* Work to be completed
Repeat the listing word for word. No pictures belong in the copy.

* Stored data
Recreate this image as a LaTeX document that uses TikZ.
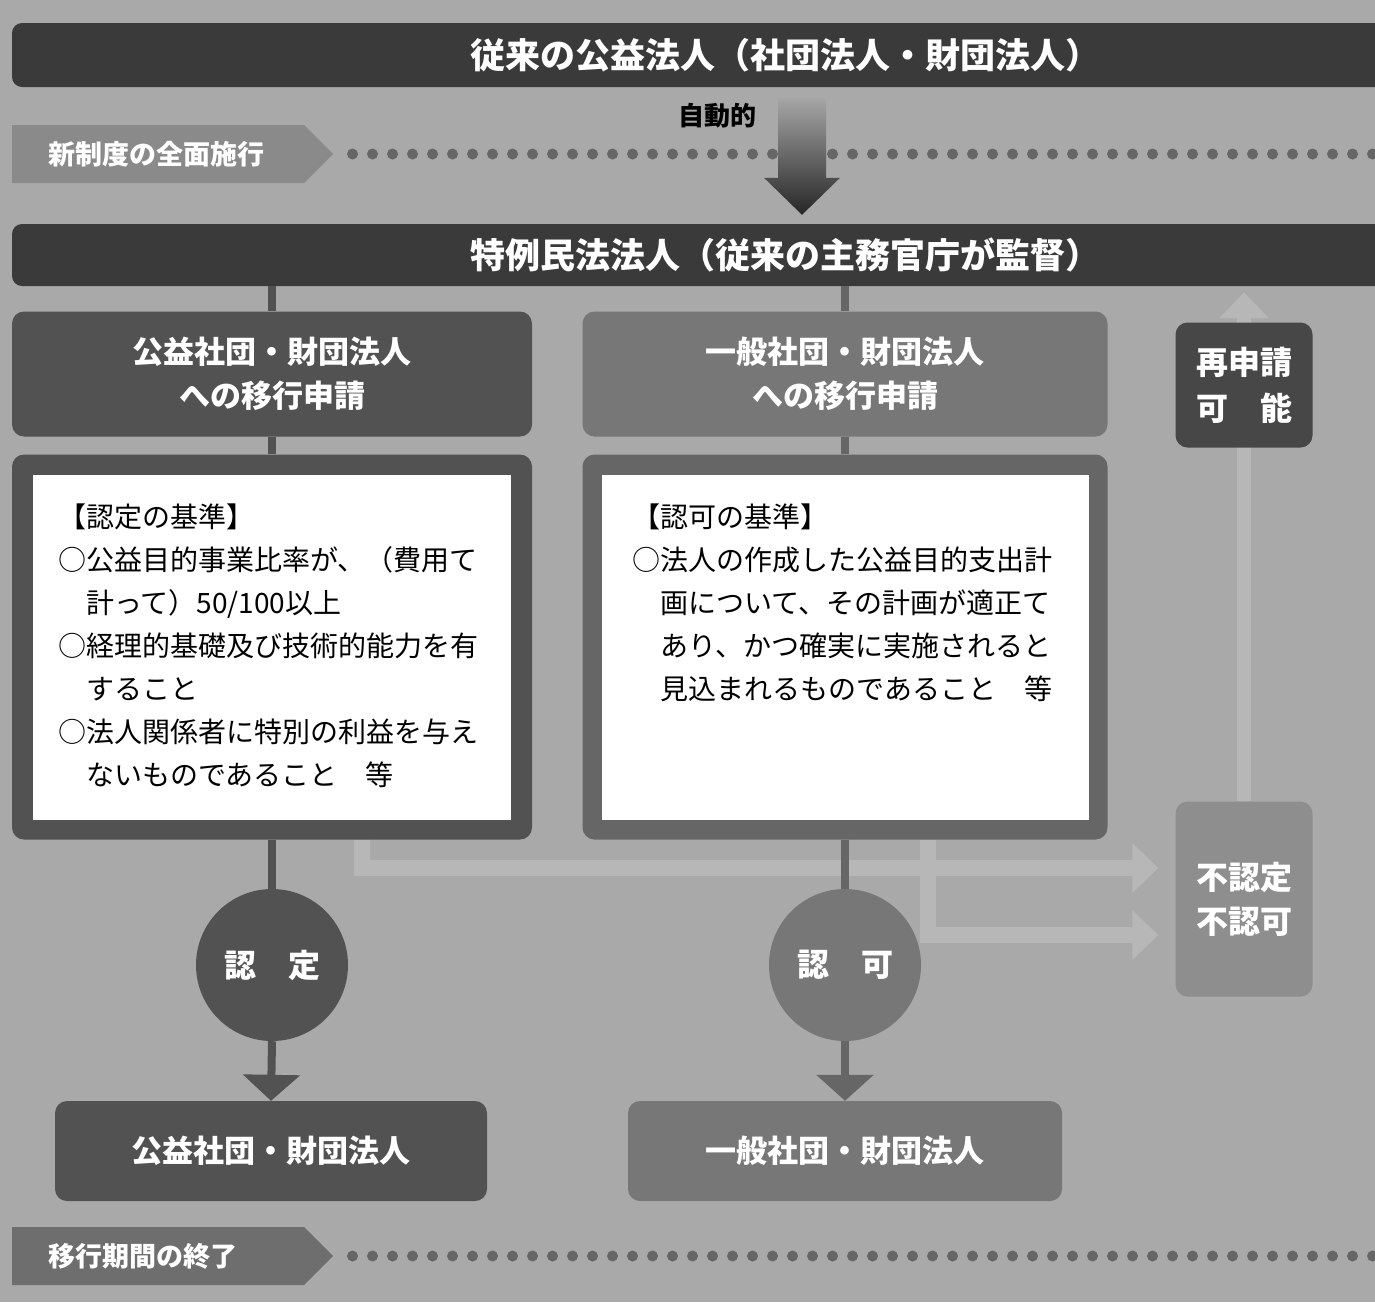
\documentclass[tikz,border=0pt]{standalone}
\usepackage{fontspec}
\setmainfont{Noto Sans CJK JP}
\usetikzlibrary{arrows.meta,shapes.symbols,calc}
\definecolor{bgc}{HTML}{A9A9A9}
\definecolor{barc}{HTML}{3A3A3A}
\definecolor{darkc}{HTML}{525252}
\definecolor{midc}{HTML}{777777}
\definecolor{framec}{HTML}{666666}
\definecolor{stepc}{HTML}{8A8A8A}
\definecolor{endc}{HTML}{6E6E6E}
\definecolor{dotc}{HTML}{666666}
\definecolor{reac}{HTML}{474747}
\definecolor{rejc}{HTML}{8E8E8E}
\definecolor{lightc}{HTML}{B7B7B7}
\pgfdeclarelayer{back}
\pgfsetlayers{back,main}
\tikzset{
  bar/.style={fill=barc, rounded corners=10pt, text=white, inner sep=0pt,
    font=\bfseries\fontsize{35}{40}\selectfont},
  stage/.style={fill=#1, rounded corners=12pt, text=white, align=center, inner sep=0pt,
    font=\bfseries\fontsize{31}{44}\selectfont},
  frame/.style={fill=#1, rounded corners=12pt, inner sep=0pt},
  panel/.style={fill=white, inner sep=0pt, minimum height=345pt},
  crit/.style={anchor=north west, align=left, inner sep=0pt, font=\fontsize{28}{43}\selectfont},
  judge/.style={circle, fill=#1, minimum size=152pt, inner sep=0pt, text=white,
    font=\bfseries\fontsize{32}{36}\selectfont},
  phase/.style={signal, signal to=east, signal pointer angle=90, fill=#1, text=white,
    minimum height=58pt, inner ysep=0pt, inner xsep=36pt, text width=220pt, align=left,
    font=\bfseries\fontsize{27}{30}\selectfont},
  link/.style={draw=#1, line width=8pt},
  flow/.style={draw=#1, line width=8pt, -{Triangle[length=26pt,width=56pt]}},
  fail/.style={draw=lightc, line width=16pt, -{Triangle[length=26pt,width=48pt]}},
  autoshade/.style={top color=black!35, bottom color=black!85}
}
\begin{document}
\begin{tikzpicture}[x=1pt, y=-1pt]
\useasboundingbox (0,0) rectangle (1375,1302);
\begin{pgfonlayer}{back}
\fill[bgc] (0,0) rectangle (1375,1302);
\end{pgfonlayer}

% time marks
\node[phase=stepc, anchor=west] (newlaw) at (12,154) {新制度の全面施行};
\node[phase=endc, anchor=west] (transend) at (12,1256) {移行期間の終了};
\foreach \k in {0,...,51} {
  \fill[dotc] ($(newlaw.east)+(19+20*\k,0)$) circle (5.5pt);
  \fill[dotc] ($(transend.east)+(19+20*\k,0)$) circle (5.5pt);
}

% bars
\node[bar, minimum width=1546pt, minimum height=64pt] (oldcorp) at (785,55) {従来の公益法人（社団法人・財団法人）};
\node[bar, minimum width=1546pt, minimum height=62pt] (special) at (785,255) {特例民法法人（従来の主務官庁が監督）};
\node[font=\bfseries\fontsize{26}{30}\selectfont, inner sep=0pt] (autolbl) at (717,116) {自動的};

% automatic transfer
\path (oldcorp.south) ++(17,11) coordinate (autotop);
\path (special.north) ++(17,-9) coordinate (autotip);
\shade[autoshade] ([xshift=-24pt]autotop) -- ([xshift=24pt]autotop)
  -- ([xshift=24pt,yshift=37pt]autotip) -- ([xshift=38pt,yshift=37pt]autotip) -- (autotip)
  -- ([xshift=-38pt,yshift=37pt]autotip) -- ([xshift=-24pt,yshift=37pt]autotip) -- cycle;

% applications
\node[stage=darkc, minimum width=520pt, minimum height=125pt] (pubapply) at (272,374) {公益社団・財団法人\\への移行申請};
\node[stage=midc, minimum width=525pt, minimum height=125pt] (genapply) at (845,374) {一般社団・財団法人\\への移行申請};

% criteria
\node[frame=darkc, minimum width=520pt, minimum height=385pt] (pubcrit) at (272,647) {};
\node[frame=framec, minimum width=525pt, minimum height=385pt] (gencrit) at (845,647) {};
\node[panel, minimum width=478pt] (pubpanel) at (pubcrit) {};
\node[panel, minimum width=487pt] (genpanel) at (gencrit) {};
\node[crit] (pubtext) at ([shift={(25,29)}]pubpanel.north west) {【認定の基準】\\○公益目的事業比率が、（費用て\\\hspace*{1em}計って）50/100以上\\○経理的基礎及び技術的能力を有\\\hspace*{1em}すること\\○法人関係者に特別の利益を与え\\\hspace*{1em}ないものであること　等};
\node[crit] (gentext) at ([shift={(31,29)}]genpanel.north west) {【認可の基準】\\○法人の作成した公益目的支出計\\\hspace*{1em}画について、その計画が適正て\\\hspace*{1em}あり、かつ確実に実施されると\\\hspace*{1em}見込まれるものであること　等};

% decisions
\node[judge=darkc] (nintei) at (272,965) {認　定};
\node[judge=midc] (ninka) at (845,965) {認　可};
\node[stage=darkc, minimum width=432pt, minimum height=100pt] (pubcorp) at (271,1151) {公益社団・財団法人};
\node[stage=midc, minimum width=434pt, minimum height=100pt] (gencorp) at (845,1151) {一般社団・財団法人};

% refusal and retry
\node[stage=reac, minimum width=137pt, minimum height=125pt, font=\bfseries\fontsize{32}{46}\selectfont] (reapply) at (1244,385) {再申請\\可　能};
\node[stage=rejc, minimum width=137pt, minimum height=195pt, font=\bfseries\fontsize{32}{44}\selectfont] (reject) at (1244,899) {不認定\\不認可};
\begin{pgfonlayer}{back}
\draw[fail, line width=14pt] (reject.north) -- ([yshift=30pt]reapply.north);
\end{pgfonlayer}
\draw[fail, shorten >=17pt] ([xshift=90pt]pubcrit.south) |- ([yshift=31pt]reject.west);
\draw[fail, shorten >=17pt] ([xshift=83pt]gencrit.south) |- ([yshift=-36pt]reject.west);

% links
\draw[link=darkc] (pubapply.north |- special.south) -- (pubapply.north);
\draw[link=darkc] (pubapply.south) -- (pubcrit.north);
\draw[link=darkc] (pubcrit.south) -- (nintei.north);
\draw[flow=darkc] (nintei.south) -- (pubcorp.north);
\draw[link=framec] (genapply.north |- special.south) -- (genapply.north);
\draw[link=framec] (genapply.south) -- (gencrit.north);
\draw[link=framec] (gencrit.south) -- (ninka.north);
\draw[flow=framec] (ninka.south) -- (gencorp.north);
\end{tikzpicture}
\end{document}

* Solution to this exercise
Recreate this image as a LaTeX document that uses TikZ.
\documentclass[tikz,border=0pt]{standalone}
\usepackage{fontspec}
\setmainfont{Noto Sans CJK JP}
\usetikzlibrary{arrows.meta,shapes.symbols,calc}
\definecolor{bgc}{HTML}{A9A9A9}
\definecolor{barc}{HTML}{3A3A3A}
\definecolor{darkc}{HTML}{525252}
\definecolor{midc}{HTML}{777777}
\definecolor{framec}{HTML}{666666}
\definecolor{stepc}{HTML}{8A8A8A}
\definecolor{endc}{HTML}{6E6E6E}
\definecolor{dotc}{HTML}{666666}
\definecolor{reac}{HTML}{474747}
\definecolor{rejc}{HTML}{8E8E8E}
\definecolor{lightc}{HTML}{B7B7B7}
\pgfdeclarelayer{back}
\pgfsetlayers{back,main}
\tikzset{
  bar/.style={fill=barc, rounded corners=10pt, text=white, inner sep=0pt,
    font=\bfseries\fontsize{35}{40}\selectfont},
  stage/.style={fill=#1, rounded corners=12pt, text=white, align=center, inner sep=0pt,
    font=\bfseries\fontsize{31}{44}\selectfont},
  frame/.style={fill=#1, rounded corners=12pt, inner sep=0pt},
  panel/.style={fill=white, inner sep=0pt, minimum height=345pt},
  crit/.style={anchor=north west, align=left, inner sep=0pt, font=\fontsize{28}{43}\selectfont},
  judge/.style={circle, fill=#1, minimum size=152pt, inner sep=0pt, text=white,
    font=\bfseries\fontsize{32}{36}\selectfont},
  phase/.style={signal, signal to=east, signal pointer angle=90, fill=#1, text=white,
    minimum height=58pt, inner ysep=0pt, inner xsep=36pt, text width=220pt, align=left,
    font=\bfseries\fontsize{27}{30}\selectfont},
  link/.style={draw=#1, line width=8pt},
  flow/.style={draw=#1, line width=8pt, -{Triangle[length=26pt,width=56pt]}},
  fail/.style={draw=lightc, line width=16pt, -{Triangle[length=26pt,width=48pt]}},
  autoshade/.style={top color=black!35, bottom color=black!85}
}
\begin{document}
\begin{tikzpicture}[x=1pt, y=-1pt]
\useasboundingbox (0,0) rectangle (1375,1302);
\begin{pgfonlayer}{back}
\fill[bgc] (0,0) rectangle (1375,1302);
\end{pgfonlayer}

% time marks
\node[phase=stepc, anchor=west] (newlaw) at (12,154) {新制度の全面施行};
\node[phase=endc, anchor=west] (transend) at (12,1256) {移行期間の終了};
\foreach \k in {0,...,51} {
  \fill[dotc] ($(newlaw.east)+(19+20*\k,0)$) circle (5.5pt);
  \fill[dotc] ($(transend.east)+(19+20*\k,0)$) circle (5.5pt);
}

% bars
\node[bar, minimum width=1546pt, minimum height=64pt] (oldcorp) at (785,55) {従来の公益法人（社団法人・財団法人）};
\node[bar, minimum width=1546pt, minimum height=62pt] (special) at (785,255) {特例民法法人（従来の主務官庁が監督）};
\node[font=\bfseries\fontsize{26}{30}\selectfont, inner sep=0pt] (autolbl) at (717,116) {自動的};

% automatic transfer
\path (oldcorp.south) ++(17,11) coordinate (autotop);
\path (special.north) ++(17,-9) coordinate (autotip);
\shade[autoshade] ([xshift=-24pt]autotop) -- ([xshift=24pt]autotop)
  -- ([xshift=24pt,yshift=37pt]autotip) -- ([xshift=38pt,yshift=37pt]autotip) -- (autotip)
  -- ([xshift=-38pt,yshift=37pt]autotip) -- ([xshift=-24pt,yshift=37pt]autotip) -- cycle;

% applications
\node[stage=darkc, minimum width=520pt, minimum height=125pt] (pubapply) at (272,374) {公益社団・財団法人\\への移行申請};
\node[stage=midc, minimum width=525pt, minimum height=125pt] (genapply) at (845,374) {一般社団・財団法人\\への移行申請};

% criteria
\node[frame=darkc, minimum width=520pt, minimum height=385pt] (pubcrit) at (272,647) {};
\node[frame=framec, minimum width=525pt, minimum height=385pt] (gencrit) at (845,647) {};
\node[panel, minimum width=478pt] (pubpanel) at (pubcrit) {};
\node[panel, minimum width=487pt] (genpanel) at (gencrit) {};
\node[crit] (pubtext) at ([shift={(25,29)}]pubpanel.north west) {【認定の基準】\\○公益目的事業比率が、（費用て\\\hspace*{1em}計って）50/100以上\\○経理的基礎及び技術的能力を有\\\hspace*{1em}すること\\○法人関係者に特別の利益を与え\\\hspace*{1em}ないものであること　等};
\node[crit] (gentext) at ([shift={(31,29)}]genpanel.north west) {【認可の基準】\\○法人の作成した公益目的支出計\\\hspace*{1em}画について、その計画が適正て\\\hspace*{1em}あり、かつ確実に実施されると\\\hspace*{1em}見込まれるものであること　等};

% decisions
\node[judge=darkc] (nintei) at (272,965) {認　定};
\node[judge=midc] (ninka) at (845,965) {認　可};
\node[stage=darkc, minimum width=432pt, minimum height=100pt] (pubcorp) at (271,1151) {公益社団・財団法人};
\node[stage=midc, minimum width=434pt, minimum height=100pt] (gencorp) at (845,1151) {一般社団・財団法人};

% refusal and retry
\node[stage=reac, minimum width=137pt, minimum height=125pt, font=\bfseries\fontsize{32}{46}\selectfont] (reapply) at (1244,385) {再申請\\可　能};
\node[stage=rejc, minimum width=137pt, minimum height=195pt, font=\bfseries\fontsize{32}{44}\selectfont] (reject) at (1244,899) {不認定\\不認可};
\begin{pgfonlayer}{back}
\draw[fail, line width=14pt] (reject.north) -- ([yshift=30pt]reapply.north);
\end{pgfonlayer}
\draw[fail, shorten >=17pt] ([xshift=90pt]pubcrit.south) |- ([yshift=31pt]reject.west);
\draw[fail, shorten >=17pt] ([xshift=83pt]gencrit.south) |- ([yshift=-36pt]reject.west);

% links
\draw[link=darkc] (pubapply.north |- special.south) -- (pubapply.north);
\draw[link=darkc] (pubapply.south) -- (pubcrit.north);
\draw[link=darkc] (pubcrit.south) -- (nintei.north);
\draw[flow=darkc] (nintei.south) -- (pubcorp.north);
\draw[link=framec] (genapply.north |- special.south) -- (genapply.north);
\draw[link=framec] (genapply.south) -- (gencrit.north);
\draw[link=framec] (gencrit.south) -- (ninka.north);
\draw[flow=framec] (ninka.south) -- (gencorp.north);
\end{tikzpicture}
\end{document}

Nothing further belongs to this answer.